Review Summary: A social critique.
Pink Floyd can never be criticized for not having anything worth saying. Following the commercial perfection of Dark Side of the Moon and the emotionally exhausting Wish You Were Here, Waters and co. returned to the studio to write a follow up. Animals was released on January 1977 and it acts as a critique of capitalism and sociopolitical conditions of the time in Britain.
During the mid-70s, when Pink Floyd has just about conquered the musical world, a punk rock movement was starting to gain steam in Britain. As expected, Pink Floyd were a constant target from these musicians, hell Johnny Rotten (Sex Pistols) used to wear a Pink Floyd shirt to the stage with the words ‘I Hate’ scribbled on. Animals was somewhat motivated by this music movement, as the band went back to their underground roots and focused on the dangers of the capitalism.
As most of Pink Floyd’s best albums, Animals was built upon a Waters concept.
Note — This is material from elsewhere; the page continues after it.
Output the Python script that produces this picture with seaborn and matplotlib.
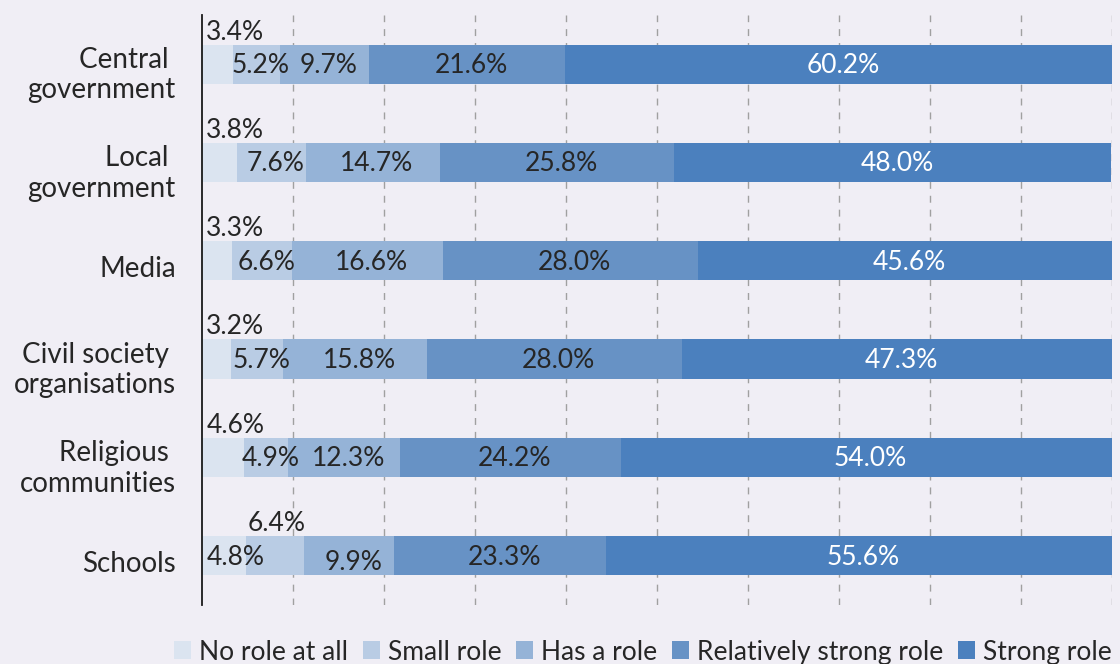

Partly inspired by the George Orwell novel, Animal Farm, the album is separated into three main musical pieces; ‘Dogs’, ‘Pigs’ and ‘Sheep’. The novel dealt with Stalin-ism, but the album deals with capitalism as it reduces the human condition to mere animal-ism.
‘Dogs’ is one of Pink Floyd’s best. Clocking in at just over 17 minutes, Gilmour and Waters share the vocals for this monster. The lyrics are about the militant dogs that believe they are better than everyone else, even though they do nothing but follow the orders of their superiors. It focuses on the loss of individuality of these warriors and how they are willing to get to know everyone except their own family. Gilmour shines through out this number giving one of his best vocal performances of his career. The track is progressive by nature, with long instrumental interludes and a number of musical breakdowns.
‘Pigs’ is divided into three parts; ‘Pigs on the Wing (Part 1)’ and ‘Pigs on the Wing(Part 2)’ which serve as intro and outros and ‘Pigs(Three Different Ones)’, which is the main track. At over 11 minutes long, ‘Pigs’ is divided into three different verses. Each verse presents a different pig, although the only one that clearly identifies its target is the final verse which is about Mary Whitehouse. Like in Animal Farm, the pigs represent the top of the social ladder. The ones with power, the ones deemed ‘more equal than others’. ‘Pigs’ is quite a bluesy number; also Richard Wright shines with the use of a synthesizer to add a dark moody atmosphere to the track.
‘Sheep’s is the final track, and obviously represents the mindless herd that accepts every single word their leaders tell them as gospel. Waters and Gilmour split the guitar solo duties here, as the final five minutes of the track mostly consist of simple but well played guitar riffs and solos.
Pink Floyd followed Animals up with another critique of social-political order with The Wall.